◆ **COLLECTED MATERIAL**:
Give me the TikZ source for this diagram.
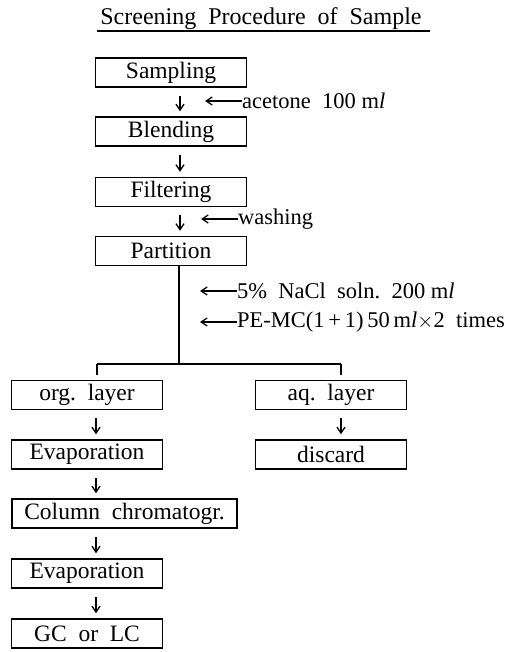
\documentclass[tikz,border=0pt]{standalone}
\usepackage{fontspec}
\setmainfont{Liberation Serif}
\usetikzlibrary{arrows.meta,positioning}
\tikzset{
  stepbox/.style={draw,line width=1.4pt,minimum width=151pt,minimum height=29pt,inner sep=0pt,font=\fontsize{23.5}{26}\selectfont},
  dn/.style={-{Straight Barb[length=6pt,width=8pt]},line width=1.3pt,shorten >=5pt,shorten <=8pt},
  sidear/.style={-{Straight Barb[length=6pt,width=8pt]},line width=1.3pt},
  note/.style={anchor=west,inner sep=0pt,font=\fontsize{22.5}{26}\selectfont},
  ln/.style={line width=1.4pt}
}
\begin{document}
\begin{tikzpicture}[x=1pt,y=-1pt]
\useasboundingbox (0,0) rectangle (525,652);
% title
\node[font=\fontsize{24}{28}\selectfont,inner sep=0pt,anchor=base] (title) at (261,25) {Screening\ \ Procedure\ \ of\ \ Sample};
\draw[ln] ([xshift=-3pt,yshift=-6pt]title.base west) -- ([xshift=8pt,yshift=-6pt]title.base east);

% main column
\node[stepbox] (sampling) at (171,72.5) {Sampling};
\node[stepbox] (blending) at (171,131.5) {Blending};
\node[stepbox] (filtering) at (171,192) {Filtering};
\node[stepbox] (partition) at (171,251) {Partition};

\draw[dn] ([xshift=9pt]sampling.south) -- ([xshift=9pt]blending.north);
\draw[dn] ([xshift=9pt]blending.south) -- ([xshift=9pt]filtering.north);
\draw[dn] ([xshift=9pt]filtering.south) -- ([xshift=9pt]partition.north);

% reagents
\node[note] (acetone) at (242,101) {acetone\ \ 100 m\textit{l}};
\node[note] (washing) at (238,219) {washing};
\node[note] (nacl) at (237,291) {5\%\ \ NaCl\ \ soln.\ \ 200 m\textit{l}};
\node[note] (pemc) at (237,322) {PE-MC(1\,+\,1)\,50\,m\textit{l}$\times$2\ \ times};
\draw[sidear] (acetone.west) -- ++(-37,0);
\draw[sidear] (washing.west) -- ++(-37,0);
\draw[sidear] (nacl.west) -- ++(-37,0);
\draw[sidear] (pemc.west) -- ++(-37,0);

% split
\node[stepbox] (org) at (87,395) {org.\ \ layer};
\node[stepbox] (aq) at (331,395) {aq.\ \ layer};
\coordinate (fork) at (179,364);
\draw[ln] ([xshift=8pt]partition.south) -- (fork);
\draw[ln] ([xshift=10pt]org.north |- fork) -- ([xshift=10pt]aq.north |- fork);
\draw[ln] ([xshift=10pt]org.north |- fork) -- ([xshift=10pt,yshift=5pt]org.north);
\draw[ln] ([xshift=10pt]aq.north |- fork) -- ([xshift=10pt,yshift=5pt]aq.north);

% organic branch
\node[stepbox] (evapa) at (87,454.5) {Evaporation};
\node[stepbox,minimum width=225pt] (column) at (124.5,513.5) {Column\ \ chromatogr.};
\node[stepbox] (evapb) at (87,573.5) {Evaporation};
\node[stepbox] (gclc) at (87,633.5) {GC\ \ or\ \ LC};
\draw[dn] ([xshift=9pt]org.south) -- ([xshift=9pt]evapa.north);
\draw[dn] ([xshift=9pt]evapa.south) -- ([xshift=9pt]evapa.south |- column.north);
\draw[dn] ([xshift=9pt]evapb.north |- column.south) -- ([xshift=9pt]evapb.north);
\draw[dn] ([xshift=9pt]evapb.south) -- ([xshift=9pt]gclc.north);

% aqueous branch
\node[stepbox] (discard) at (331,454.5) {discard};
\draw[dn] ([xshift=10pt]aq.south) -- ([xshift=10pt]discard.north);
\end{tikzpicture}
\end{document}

◆ **WHAT IS ASKED**:
Go through the listing above and write it out again exactly, dropping the pictures.

◆ **ANSWER TO THE PROBLEM**:
Give me the TikZ source for this diagram.
\documentclass[tikz,border=0pt]{standalone}
\usepackage{fontspec}
\setmainfont{Liberation Serif}
\usetikzlibrary{arrows.meta,positioning}
\tikzset{
  stepbox/.style={draw,line width=1.4pt,minimum width=151pt,minimum height=29pt,inner sep=0pt,font=\fontsize{23.5}{26}\selectfont},
  dn/.style={-{Straight Barb[length=6pt,width=8pt]},line width=1.3pt,shorten >=5pt,shorten <=8pt},
  sidear/.style={-{Straight Barb[length=6pt,width=8pt]},line width=1.3pt},
  note/.style={anchor=west,inner sep=0pt,font=\fontsize{22.5}{26}\selectfont},
  ln/.style={line width=1.4pt}
}
\begin{document}
\begin{tikzpicture}[x=1pt,y=-1pt]
\useasboundingbox (0,0) rectangle (525,652);
% title
\node[font=\fontsize{24}{28}\selectfont,inner sep=0pt,anchor=base] (title) at (261,25) {Screening\ \ Procedure\ \ of\ \ Sample};
\draw[ln] ([xshift=-3pt,yshift=-6pt]title.base west) -- ([xshift=8pt,yshift=-6pt]title.base east);

% main column
\node[stepbox] (sampling) at (171,72.5) {Sampling};
\node[stepbox] (blending) at (171,131.5) {Blending};
\node[stepbox] (filtering) at (171,192) {Filtering};
\node[stepbox] (partition) at (171,251) {Partition};

\draw[dn] ([xshift=9pt]sampling.south) -- ([xshift=9pt]blending.north);
\draw[dn] ([xshift=9pt]blending.south) -- ([xshift=9pt]filtering.north);
\draw[dn] ([xshift=9pt]filtering.south) -- ([xshift=9pt]partition.north);

% reagents
\node[note] (acetone) at (242,101) {acetone\ \ 100 m\textit{l}};
\node[note] (washing) at (238,219) {washing};
\node[note] (nacl) at (237,291) {5\%\ \ NaCl\ \ soln.\ \ 200 m\textit{l}};
\node[note] (pemc) at (237,322) {PE-MC(1\,+\,1)\,50\,m\textit{l}$\times$2\ \ times};
\draw[sidear] (acetone.west) -- ++(-37,0);
\draw[sidear] (washing.west) -- ++(-37,0);
\draw[sidear] (nacl.west) -- ++(-37,0);
\draw[sidear] (pemc.west) -- ++(-37,0);

% split
\node[stepbox] (org) at (87,395) {org.\ \ layer};
\node[stepbox] (aq) at (331,395) {aq.\ \ layer};
\coordinate (fork) at (179,364);
\draw[ln] ([xshift=8pt]partition.south) -- (fork);
\draw[ln] ([xshift=10pt]org.north |- fork) -- ([xshift=10pt]aq.north |- fork);
\draw[ln] ([xshift=10pt]org.north |- fork) -- ([xshift=10pt,yshift=5pt]org.north);
\draw[ln] ([xshift=10pt]aq.north |- fork) -- ([xshift=10pt,yshift=5pt]aq.north);

% organic branch
\node[stepbox] (evapa) at (87,454.5) {Evaporation};
\node[stepbox,minimum width=225pt] (column) at (124.5,513.5) {Column\ \ chromatogr.};
\node[stepbox] (evapb) at (87,573.5) {Evaporation};
\node[stepbox] (gclc) at (87,633.5) {GC\ \ or\ \ LC};
\draw[dn] ([xshift=9pt]org.south) -- ([xshift=9pt]evapa.north);
\draw[dn] ([xshift=9pt]evapa.south) -- ([xshift=9pt]evapa.south |- column.north);
\draw[dn] ([xshift=9pt]evapb.north |- column.south) -- ([xshift=9pt]evapb.north);
\draw[dn] ([xshift=9pt]evapb.south) -- ([xshift=9pt]gclc.north);

% aqueous branch
\node[stepbox] (discard) at (331,454.5) {discard};
\draw[dn] ([xshift=10pt]aq.south) -- ([xshift=10pt]discard.north);
\end{tikzpicture}
\end{document}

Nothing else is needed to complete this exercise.